INSTRUCTION >> Return a copy of every line in the records that includes the word "with".

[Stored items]
#####
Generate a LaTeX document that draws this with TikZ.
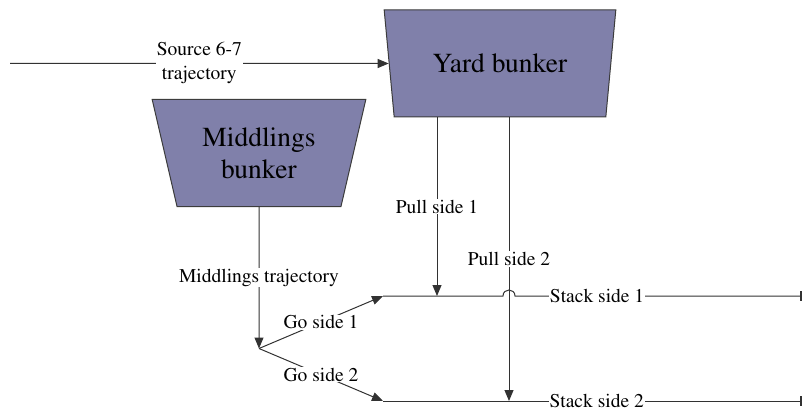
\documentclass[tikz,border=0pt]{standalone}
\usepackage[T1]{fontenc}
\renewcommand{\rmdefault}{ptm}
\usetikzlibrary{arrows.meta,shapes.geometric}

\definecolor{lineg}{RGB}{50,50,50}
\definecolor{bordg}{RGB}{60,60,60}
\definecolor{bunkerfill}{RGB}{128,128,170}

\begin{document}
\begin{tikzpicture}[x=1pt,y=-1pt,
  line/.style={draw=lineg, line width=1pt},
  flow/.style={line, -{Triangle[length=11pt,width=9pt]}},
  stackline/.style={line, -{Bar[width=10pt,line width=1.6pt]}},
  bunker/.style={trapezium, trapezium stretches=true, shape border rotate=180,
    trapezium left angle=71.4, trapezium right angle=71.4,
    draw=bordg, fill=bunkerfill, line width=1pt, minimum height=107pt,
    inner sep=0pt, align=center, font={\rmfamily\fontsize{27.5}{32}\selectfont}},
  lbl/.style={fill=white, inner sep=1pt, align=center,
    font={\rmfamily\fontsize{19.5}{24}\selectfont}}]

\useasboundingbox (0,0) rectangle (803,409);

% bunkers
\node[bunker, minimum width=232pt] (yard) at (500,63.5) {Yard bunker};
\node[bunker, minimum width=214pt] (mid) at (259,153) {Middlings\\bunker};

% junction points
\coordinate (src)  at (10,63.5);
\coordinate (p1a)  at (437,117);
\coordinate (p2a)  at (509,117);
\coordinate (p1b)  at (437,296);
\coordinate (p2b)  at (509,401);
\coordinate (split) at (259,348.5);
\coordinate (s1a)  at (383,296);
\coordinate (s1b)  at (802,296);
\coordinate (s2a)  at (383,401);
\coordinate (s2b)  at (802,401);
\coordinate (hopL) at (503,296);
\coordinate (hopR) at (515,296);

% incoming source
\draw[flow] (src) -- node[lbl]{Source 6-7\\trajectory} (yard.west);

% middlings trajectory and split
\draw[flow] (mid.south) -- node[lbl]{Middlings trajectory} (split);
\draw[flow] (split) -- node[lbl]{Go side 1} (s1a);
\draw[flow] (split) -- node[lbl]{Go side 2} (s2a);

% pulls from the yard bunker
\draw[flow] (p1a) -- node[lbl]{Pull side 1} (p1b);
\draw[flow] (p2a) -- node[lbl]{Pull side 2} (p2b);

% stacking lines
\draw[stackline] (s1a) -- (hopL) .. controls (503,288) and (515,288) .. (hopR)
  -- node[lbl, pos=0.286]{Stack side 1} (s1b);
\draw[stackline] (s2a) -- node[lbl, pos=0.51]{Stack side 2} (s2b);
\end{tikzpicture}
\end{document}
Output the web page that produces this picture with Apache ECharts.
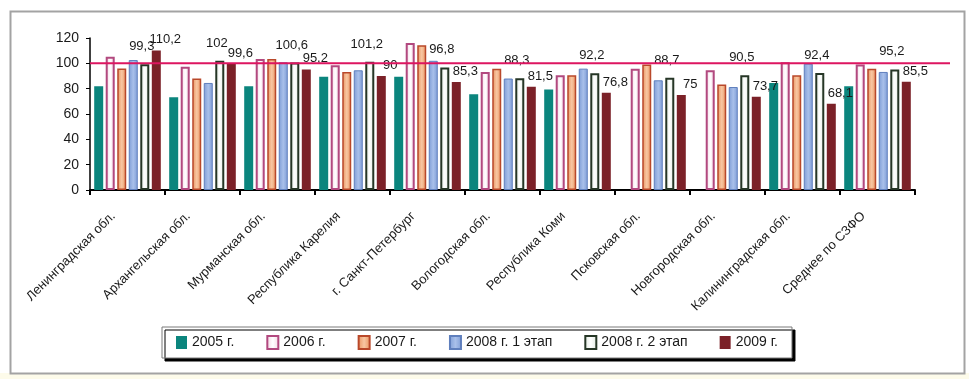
#####
THE ANSWER >>
Generate a LaTeX document that draws this with TikZ.
Output the web page that produces this picture with Apache ECharts.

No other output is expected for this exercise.